In six starts since his return from a demotion to Triple-A Louisville, Volquez is 2-2 with a 5.29 ERA. He posted a 6.35 mark in the 10 starts before going down.

When asked if there was hope for Volquez, the usually positive Baker was essentially mum.

"I don't know," Baker said. "This game sort of frustrates you. I'm frustrated right now. The best thing to do is not talk too much."

It had been a while since Volquez had the Reds singing the first-inning blues. He came into the night with a 12.00 first-inning ERA, but one thing he hadn't done since returning from exile was cough up runs in the opening frame. Until Tuesday, that hadn't happened in his previous five starts.

But happen it did in a big way during the first frame, even after Volquez had already recorded two outs.

For the first of his two home runs, Matt Holliday slugged a 1-1 pitch into the left-field seats for a solo shot. On the very next pitch, a 96-mph Volquez fastball over the plate, Lance Berkman went very deep to right field for back-to-back homers. Berkman's shot, estimated at 452 feet, established a new Busch Stadium III record.
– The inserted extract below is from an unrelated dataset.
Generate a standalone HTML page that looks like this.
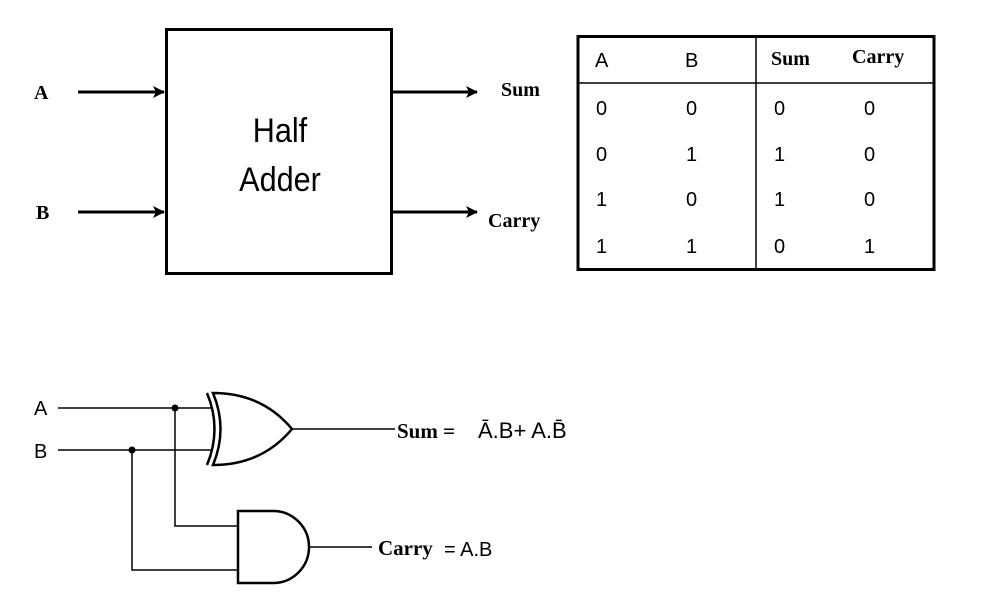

"You can't make a mistake with those guys," Volquez said.

In the Cardinals' fifth, Reds shortstop Paul Janish could not handle a Ryan Theriot ground ball, and it opened the door against Volquez. Jon Jay lined a single into left field before Holliday hit an 0-1 pitch to left-center field for a three-run homer and a 5-1 Cincinnati deficit.

"It was just missed location. That's kind of what was happening all night," Baker said. "If it was supposed to be outside, it'd be inside. Up here, you miss location and you get hurt."

Cardinals starter Jaime Garcia, who entered with a 0.88 ERA in seven home starts this season, wasn't his sharpest, but he didn't have to be.

Garcia kept the Reds hitless until a Phillips leadoff double in the fourth. In a sign of how much St. Louis thought of the Cincinnati offense with just a 2-0 lead, they kept the infield back with Scott Rolen up and Phillips on third base. The run scored when Rolen grounded out to shortstop.

Lifetime vs. the Reds, Garcia has a 5-0 record.

"I try not to worry about my numbers before against them, what I've done," Garcia said. "I'm trying to get better."

The Reds had a chance to inflict serious damage in the fifth, loading the bases with two outs following a Drew Stubbs walk. Phillips did not come through, however, grounding into a fielder's choice.

In the seventh against reliever Lance Lynn, after a Janish double put runners on second and third with one out, pinch-hitter Chris Heisey and Stubbs both struck out. The Reds struck out 10 times on the evening.

"One thing is, we have to make more contact," Baker said. "You're not going to hit if you're not making contact."

St. Louis added three more runs in the sixth against Volquez and reliever Sam LeCure, and that easily put away the game. In a sign of the Reds' plight, both Phillips and Joey Votto were lifted for pinch-hitters in the eighth to give them a small break.

"There's not a whole bunch to say when you get killed like that," Baker said.